How is coronary artery disease treated
Incorporating these simple lifestyle changes can greatly help in promoting healthier arteries and treating coronary artery disease.
- Quit smoking
- Regular exercising
- Maintaining a healthy body weight
- Reducing stress levels
- Controlling risk factors like blood sugar, blood cholesterol and blood pressure.
- Eating healthy, low-fat foods
Invasive procedural or surgical approach:
- Angioplasty- a unique inflatable balloon is mounted on a catheter which is inserted into the blood vessel having the blockage. When the catheter reaches the blockage or plaque build-up, it inflates the balloon to push the blockage radially outwards, clearing the blood vessel passage to secure proper blood flow. This is called balloon angioplasty. Angioplasty is a procedure to widen the coronary artery and restore the blood flow.

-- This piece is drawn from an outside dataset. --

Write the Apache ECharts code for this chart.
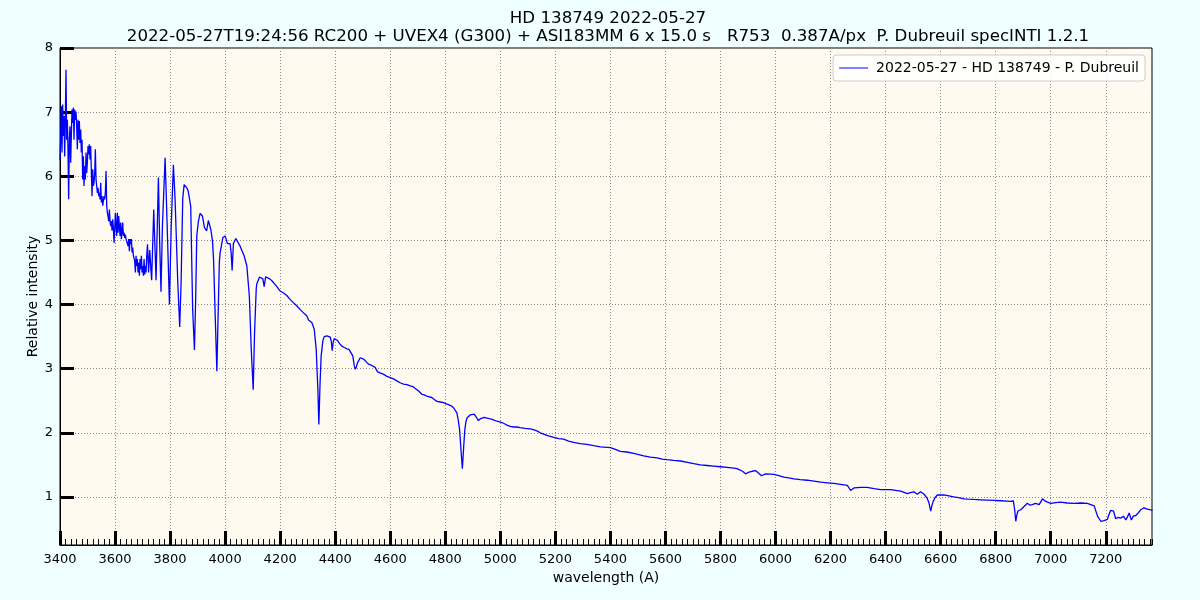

Meril’s Evermine50 is stent used in angioplasty and has the following features:
- Ultra-low strut thickness of 50μm for promoting early vascular healing
- Variable strut width and variable crown design to ensure adequate radial strength of 1.1bar*
- Hybrid cell stent design: Open cells in the middle of the stent for side-branch access and closed cell design on ends for optimal scaffolding and conformability
- Clinically established drug everolimus with biodegradable polymer for proven clinical safety & long-term efficacy
Our specialised Bioresorbable Scaffold – MeRes100 is classified under Sirolimus Eluting BioResorbable Vascular Scaffold System. It has the following features: -
- Next Generation BioResorbable Scaffold: World's first 100µm BVS
- Ideal strut thickness to minimize vascular injury & ensure early endothelialization
- Virtual Tubing: Couplets of tri-axial RO markers at either end of the scaffold
- Hybrid Stent Design: Strut width variability allows for adequate radial strength
- Future treatment possibilities: Restore the artery to natural state after resorptio
2. Coronary artery bypass surgery - a graft is created to bypass the blocked coronary artery, using a blood vessel from another part of the body. It restores blood flow to the heart by diverting the flow of blood around a section of a blocked artery in the heart. Since this requires an open-heart surgery, it is most often reserved for cases where there are no other less invasive methods clinically advisable.
The risk of a cardio vascular disease is different for different people. The symptoms are easily mistaken for just fatigue. Do not ignore the warning signs. Get it diagnosed and be ahead to enjoy every moment of your life and add more to life. It is never too late to adopt a healthier lifestyle.